Ia pun memohon kepada pihak-pihak lain dan masyarakat untuk tidak turut memperkeruh kondisi sengketa di Keraton Kasepuhan ini.

Keraton Kasepuhan merupakan cagar budaya pusaka leluhur Cirebon yang keberadaannya dilindungi oleh UU Nomor 11 Tahun 2010 tentang Cagar Budaya, dan SK Penetapan Wali Kota Cirebon Nomor 19 Tahun 2001.

"Kawasan Keraton Kasepuhan sebagai kawasan cagar budaya di Kota Cirebon keberadaan dan kelestariannya dalam perlindungan pemerintah," katanya.

Mustakim mengajak masyarakat Cirebon secara umum untuk mengamalkan petatah petitih Sunan Gunung Jati. "Hormaten, emanen, lan mulyaken maring pusaka dan ingsun titip tajug lan fakir miskin."

Sementara itu Sekretaris Daerah (Sekda) Kota Cirebon Agus Mulyadi mengatakan tidak punya mekanisme untuk ikut campur dalam polemik tersebut.

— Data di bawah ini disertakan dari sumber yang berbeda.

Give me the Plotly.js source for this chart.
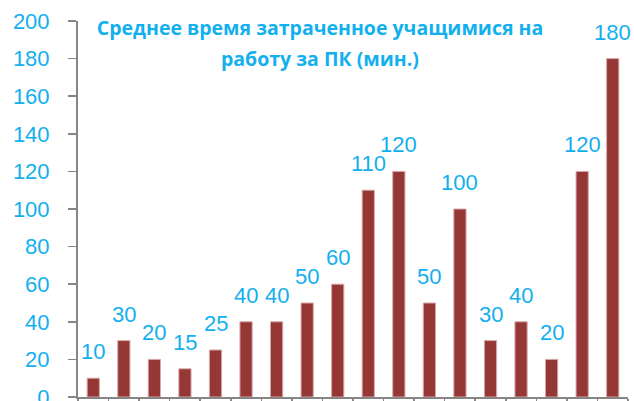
<!DOCTYPE html>
<html>
<head>
<meta charset="utf-8">
<script src="https://cdn.plot.ly/plotly-3.0.1.min.js"></script>
<style>html,body{margin:0;padding:0;background:#fff;}#chart{width:634px;height:401px;}</style>
</head>
<body>
<div id="chart"></div>
<script>
const categories = ['Уч. 1','Уч. 2','Уч. 3','Уч. 4','Уч. 5','Уч. 6','Уч. 7','Уч. 8','Уч. 9','Уч. 10','Уч. 11','Уч. 12','Уч. 13','Уч. 14','Уч. 15','Уч. 16','Уч. 17','Уч. 18'];
const minutes = [10,30,20,15,25,40,40,50,60,110,120,50,100,30,40,20,120,180];
const yTicks = [0,20,40,60,80,100,120,140,160,180,200];
const titleLine1 = 'Среднее время затраченное учащимися на';
const titleLine2 = 'работу за ПК (мин.)';

const blue = '#12B0EE';
const fontFam = '"Liberation Sans", Arial, sans-serif';
const titleFont = {family: '"Open Sans", sans-serif', size: 19.5, color: blue, weight: 'bold'};

const trace = {
  type: 'bar',
  x: categories,
  y: minutes,
  marker: {color: '#953735', line: {color: '#D8A8A8', width: 1}},
  hoverinfo: 'none'
};

const annotations = categories.map((c, i) => ({
  x: i, y: minutes[i], xref: 'x', yref: 'y',
  text: String(minutes[i]), showarrow: false,
  yanchor: 'bottom', yshift: 12,
  font: {family: fontFam, size: 22, color: blue}
}));
annotations.push({
  text: titleLine2, showarrow: false,
  xref: 'paper', yref: 'paper', x: 0.44, y: 1.0, yshift: -37,
  xanchor: 'center', yanchor: 'middle',
  font: titleFont
});

const layout = {
  width: 634, height: 401,
  margin: {l: 78, r: 6, t: 21, b: 4},
  paper_bgcolor: '#fff', plot_bgcolor: '#fff',
  bargap: 0.6,
  showlegend: false,
  title: {
    text: titleLine1,
    x: 320/634, xanchor: 'center', xref: 'container',
    y: 1 - 28/401, yanchor: 'middle', yref: 'container',
    font: titleFont
  },
  xaxis: {
    type: 'category',
    showticklabels: false,
    showline: true, linecolor: '#868686', linewidth: 2,
    ticks: 'outside', tickson: 'boundaries', ticklen: 6, tickcolor: '#868686', tickwidth: 1.5,
    showgrid: false, zeroline: false,
    range: [-0.5, 17.5]
  },
  yaxis: {
    range: [0, 200],
    tickvals: yTicks,
    ticks: 'outside', ticklen: 8, tickcolor: '#868686', tickwidth: 1.5,
    showline: true, linecolor: '#868686', linewidth: 2,
    showgrid: false, zeroline: false,
    ticklabelstandoff: 14,
    ticklabeloverflow: 'allow',
    tickfont: {family: fontFam, size: 22, color: blue}
  },
  annotations: annotations
};

Plotly.newPlot('chart', [trace], layout, {staticPlot: true, displayModeBar: false});
</script>
</body>
</html>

"Ini kan masalah internal ya kami harap bisa diselesaikan secara internal," kata Agus Mulyadi, Senin (23/8/2021).

Menurut dia, Pemkot Cirebon sebagai pihak luar hanya bisa mendorong agar penyelesaian masalah dilakukan sebijak mungkin. Para pihak yang sedang berselisih diminta mengedepankan prinsip kekeluargaan dan musyawarah.

"Kalau memang sedang dalam proses hukum, kedepankanlah proses hukum yang berlaku," ujar Agus.

Agus menegaskan Pemkot Cirebon hanya meminta pihak Keraton Kasepuhan Cirebon yang berselisih agar memperhatikan dua hal.

Pertama, tetap berupaya mempertahankan Keraton Kasepuhan Cirebon sebagai simbol budaya bangsa. Selain itu, Agus memperingatkan polemik di Keraton Kasepuhan Cirebon jangan sampai berdampak pada situasi Kota Cirebon.